An Editorial in the Kashmir Images argues that Freedom and Development are two sides of the same coin
What is Freedom
Historically speaking, economics, a science inherently smitten by the desire to quantify, has often been too narrow in its approach to development. An empirical science, as it is seen, its gurus have all along prioritized the material needs of humankind over equally pressing emotional and psychological needs.
Ironically while discussing what motivates economic growth, which usually entails the use of elaborate equations and complex graphs; when ends and means of sustaining economic progress are suggested, little heed is paid to the intricate interdependence of various needs and the causal factors that are the major stumbling blocks in the way to securing the general welfare of the population. Understandably then, most of what is written about economic problems and development fails to strike a humanistic chord.
It is here in this uncanny world of hard-fact and thick-skinned economic terms, theories, concepts and policies that some economists come in with a new brand of softer, gentler, humane and wise economics emphasizing the importance of social by placing the well-being of humans at center-stage of economic policy so that it is seen as both the goal and the means for development, and not simply a side-effect. By linking the economic progress and development with the political freedoms enjoyed by the people, this brand of economics suggests that political freedoms are, and truly so, subservient to the economic well-being of the population. Indeed the very concept that “freedom promotes development” is a pleasant depart from the conventional wisdom that prioritizes economic growth over political enfranchisement.
Development should be seen as a process of expanding freedoms. "If freedom is what development advances, then there is a major argument for concentrating on that overarching objective, rather than on some particular means, or some chosen list of instruments". To achieve development, therefore requires the removal of poverty, tyranny, lack of economic opportunities, social deprivation, neglect of public services, and the machinery of repression. Unfortunately even when the “freedom” has been much-publicized slogan in Kashmir during the past decade and a half, not even those selling their political merchandize in its wraps have ever bothered to talk about poverty, social and economic opportunities or the issues of public services and utilities. Instead everything has been made secondary to the politics so much so that even the economic hardships of the day-to-day life fail to evoke a stir anywhere.

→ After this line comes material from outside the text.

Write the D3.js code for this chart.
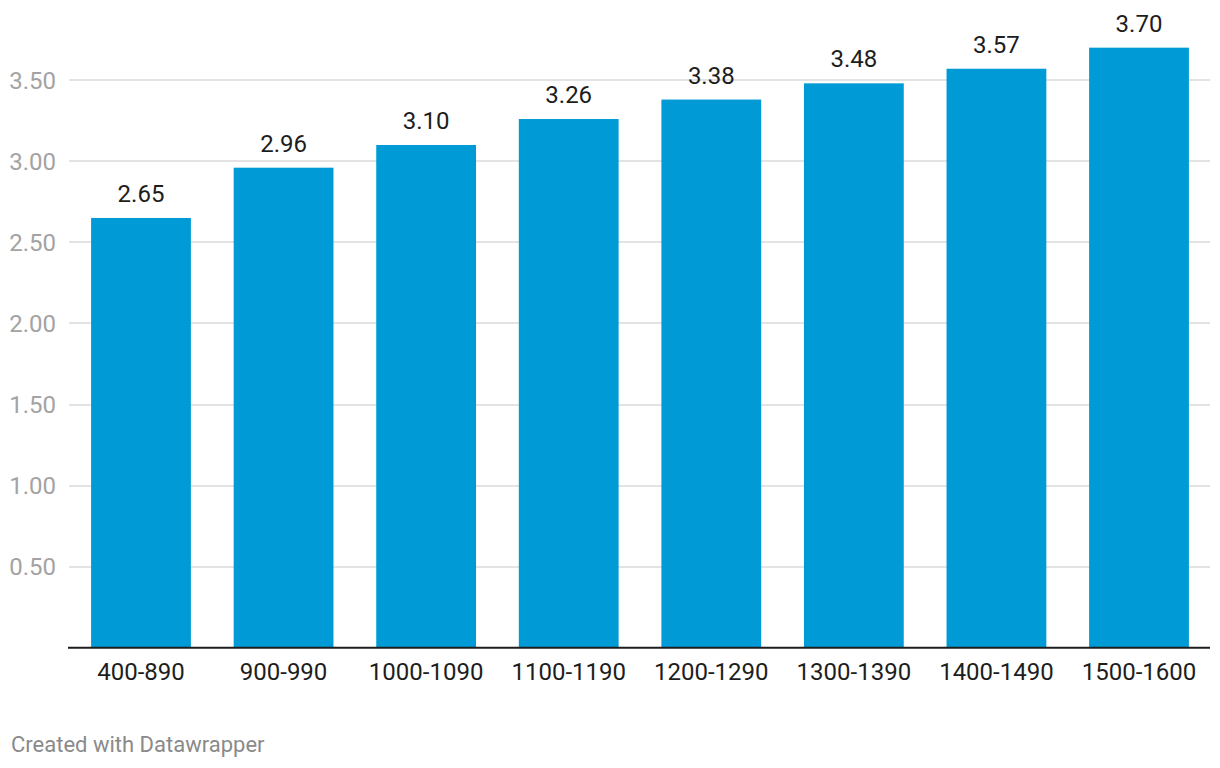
<!DOCTYPE html>
<html><head><meta charset="utf-8">
<script src="https://cdn.jsdelivr.net/npm/d3@7"></script>
<style>body{margin:0;background:#fff;font-family:Roboto,sans-serif;}</style>
</head><body>
<svg id="c" width="1220" height="768"></svg>
<script>
const categories = ["400-890","900-990","1000-1090","1100-1190","1200-1290","1300-1390","1400-1490","1500-1600"];
const values = [2.65,2.96,3.10,3.26,3.38,3.48,3.57,3.70];
const yTicks = [0.5,1.0,1.5,2.0,2.5,3.0,3.5];

(function(){
const svg = d3.select("#c");
const left = 68, right = 1210, bottom = 647.8;
const y = d3.scaleLinear().domain([0, 0.5]).range([bottom, bottom - 81.1]);
const x = d3.scaleBand().domain(categories).range([69, 1211]).paddingInner(0.3).paddingOuter(0.155);

svg.append("g").selectAll("line").data(yTicks).join("line")
  .attr("x1", left + 1).attr("x2", right)
  .attr("y1", d => Math.round(y(d)) ).attr("y2", d => Math.round(y(d)))
  .attr("stroke", "#e3e3e3").attr("stroke-width", 2);

svg.append("g").selectAll("text").data(yTicks).join("text")
  .attr("x", 56).attr("y", d => y(d) + 8.5)
  .attr("text-anchor", "end").attr("fill", "#a3a3a3")
  .attr("font-size", 24).text(d => d.toFixed(2));

svg.append("g").selectAll("rect").data(values).join("rect")
  .attr("x", (d,i) => x(categories[i])).attr("width", x.bandwidth())
  .attr("y", d => y(d)).attr("height", d => bottom - y(d))
  .attr("fill", "#009bd7");

svg.append("g").selectAll("text").data(values).join("text")
  .attr("x", (d,i) => x(categories[i]) + x.bandwidth()/2)
  .attr("y", d => y(d) - 16)
  .attr("text-anchor", "middle").attr("fill", "#1d1d1d")
  .attr("font-size", 24).text(d => d.toFixed(2));

svg.append("line").attr("x1", left).attr("x2", right)
  .attr("y1", bottom).attr("y2", bottom)
  .attr("stroke", "#1d1d1d").attr("stroke-width", 2);

svg.append("g").selectAll("text").data(categories).join("text")
  .attr("x", d => x(d) + x.bandwidth()/2).attr("y", 680)
  .attr("text-anchor", "middle").attr("fill", "#1d1d1d")
  .attr("font-size", 24).text(d => d);

svg.append("text").attr("x", 11).attr("y", 752)
  .attr("fill", "#8a8a8a").attr("font-size", 22).text("Created with Datawrapper");
})();
</script>
</body></html>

Unfortunately here again, both separatists as well as mainstream politicians cut a very sorry figure as neither has displayed any understanding of and sincerity toward peoples’ welfare. Understandably, ‘freedom’ has been relegated to a hollow slogan meant for political rhetoric only. Now in the aftermath of the recent ‘economic blockade’ of the valley, together with all sorts of miseries and hardship it brought to the people, it is very much pertinent to expect that the Kashmiri leadership would try and deduce some lasting lessons from it. And they certainly must because people of Kashmir have really paid a very high price of human lives!